[Start of Entries provided]

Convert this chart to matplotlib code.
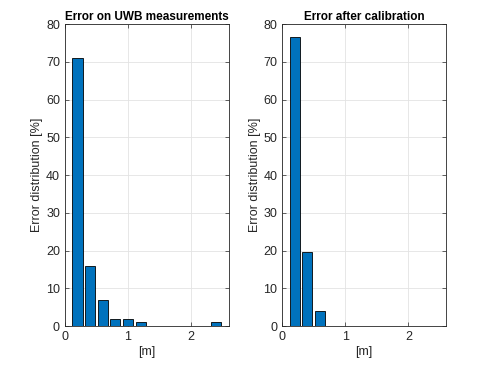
import numpy as np
import matplotlib.pyplot as plt

plt.rcParams['font.family'] = ['Liberation Sans', 'DejaVu Sans']

# bin centres [m] and percentages
centers = [0.2, 0.4, 0.6, 0.8, 1.0, 1.2, 1.4, 1.6, 1.8, 2.0, 2.2, 2.4]
err_uwb = [71, 16, 7, 2, 2, 1, 0, 0, 0, 0, 0, 1]
centers_cal = [0.2, 0.4, 0.6]
err_cal = [76.5, 19.7, 4]

titles = ['Error on UWB measurements', 'Error after calibration']
blue = '#0072BD'
dark = '#262626'

fig = plt.figure(figsize=(4.84, 3.66), dpi=100)
ax1 = fig.add_axes([0.134, 0.109, 0.339, 0.825])
ax2 = fig.add_axes([0.583, 0.109, 0.339, 0.825])

for ax, xs, ys, title in [(ax1, centers, err_uwb, titles[0]),
                          (ax2, centers_cal, err_cal, titles[1])]:
    ax.bar(xs, ys, width=0.16, color=blue, edgecolor='black', linewidth=0.6, zorder=3)
    ax.set_xlim(0, 2.6)
    ax.set_ylim(0, 80)
    ax.set_xticks([0, 1, 2])
    ax.set_yticks(np.arange(0, 81, 10))
    ax.grid(True, color='#e3e3e3', linewidth=0.6, zorder=0)
    ax.tick_params(direction='in', length=3, width=0.5, colors=dark,
                   labelsize=9, top=True, right=True, labeltop=False, labelright=False)
    for s in ax.spines.values():
        s.set_color(dark)
        s.set_linewidth(0.6)
    ax.set_title(title, fontsize=8.5, fontweight='bold', pad=3)
    ax.set_xlabel('[m]', fontsize=9, color=dark, labelpad=2)
    ax.set_ylabel('Error distribution [%]', fontsize=9, color=dark, labelpad=2)

fig.savefig('out.png', dpi=100)
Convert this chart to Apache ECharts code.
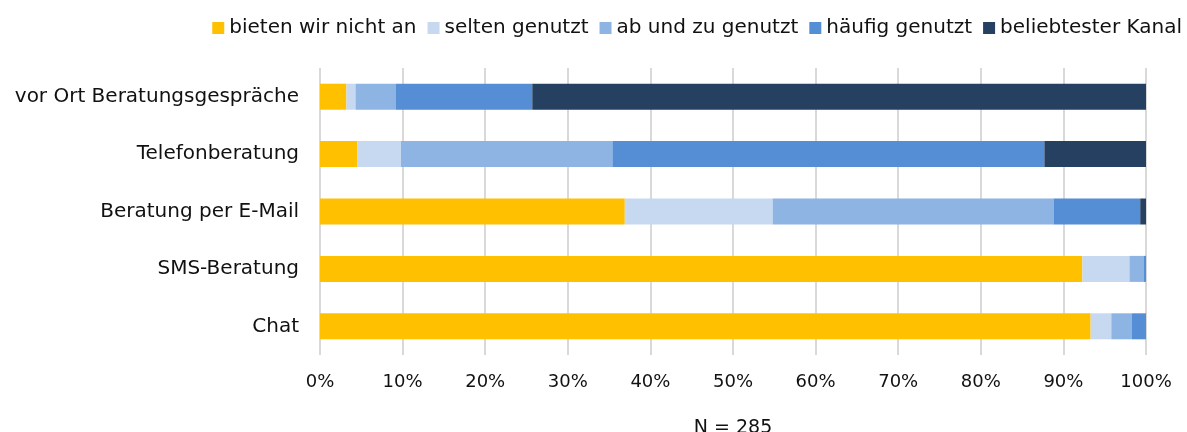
<!DOCTYPE html>
<html>
<head>
<meta charset="utf-8">
<script src="https://cdn.jsdelivr.net/npm/echarts@6/dist/echarts.min.js"></script>
<style>
  html, body { margin: 0; padding: 0; background: #fff; }
  #chart { width: 1187px; height: 432px; }
</style>
</head>
<body>
<div id="chart"></div>
<script>
// Kategorien von oben nach unten
var categories = ['vor Ort Beratungsgespräche', 'Telefonberatung', 'Beratung per E-Mail', 'SMS-Beratung', 'Chat']
var seriesNames = ['bieten wir nicht an', 'selten genutzt', 'ab und zu genutzt', 'häufig genutzt', 'beliebtester Kanal']

// Anteile in %, gleiche Reihenfolge wie categories
var nichtAn = [3.2, 4.5, 36.9, 92.3, 93.3]
var selten = [1.1, 5.3, 17.9, 5.7, 2.5]
var abUndZu = [4.9, 25.6, 34.0, 1.7, 2.5]
var haeufig = [16.5, 52.3, 10.5, 0.3, 1.7]
var beliebt = [74.3, 12.3, 0.7, 0, 0]

var xTicks = [0, 10, 20, 30, 40, 50, 60, 70, 80, 90, 100]

var colors = ['#FFC000', '#C6D9F1', '#8EB4E3', '#558ED5', '#254061']
var font = 'DejaVu Sans'

var chart = echarts.init(document.getElementById('chart'))

function makeSeries(name, data) {
  return {
    name: name,
    type: 'bar',
    stack: 'total',
    barWidth: 26,
    data: data
  }
}

chart.setOption({
  color: colors,
  animation: false,
  textStyle: { fontFamily: font },
  legend: {
    top: 13,
    right: 0,
    icon: 'rect',
    itemWidth: 12,
    itemHeight: 12,
    itemGap: 11,
    textStyle: { fontSize: 20, color: '#111', padding: [0, 0, 0, 0] },
    data: seriesNames
  },
  grid: {
    left: 320,
    right: 41,
    top: 68,
    bottom: 77,
    containLabel: false,
    outerBoundsMode: 'none'
  },
  xAxis: {
    type: 'value',
    min: 0,
    max: 100,
    interval: 10,
    axisLine: { show: false },
    axisTick: { show: false },
    splitLine: { show: true, lineStyle: { color: '#d9d9d9', width: 2 } },
    axisLabel: {
      fontSize: 18,
      color: '#111',
      margin: 18,
      formatter: function (v) { return xTicks.indexOf(v) >= 0 ? v + '%' : '' }
    },
    name: 'N = 285',
    nameLocation: 'middle',
    nameGap: 64,
    nameTextStyle: { fontSize: 19, color: '#111' }
  },
  yAxis: {
    type: 'category',
    inverse: true,
    data: categories,
    axisLine: { show: false },
    axisTick: { show: false },
    axisLabel: { fontSize: 20, color: '#111', margin: 21 }
  },
  series: [
    makeSeries(seriesNames[0], nichtAn),
    makeSeries(seriesNames[1], selten),
    makeSeries(seriesNames[2], abUndZu),
    makeSeries(seriesNames[3], haeufig),
    makeSeries(seriesNames[4], beliebt)
  ]
})
</script>
</body>
</html>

[End of Entries provided]

▶ **Exercise description**
Take each line containing the string "this" and copy it out.

▶ **Expected output**
Convert this chart to matplotlib code.
Convert this chart to Apache ECharts code.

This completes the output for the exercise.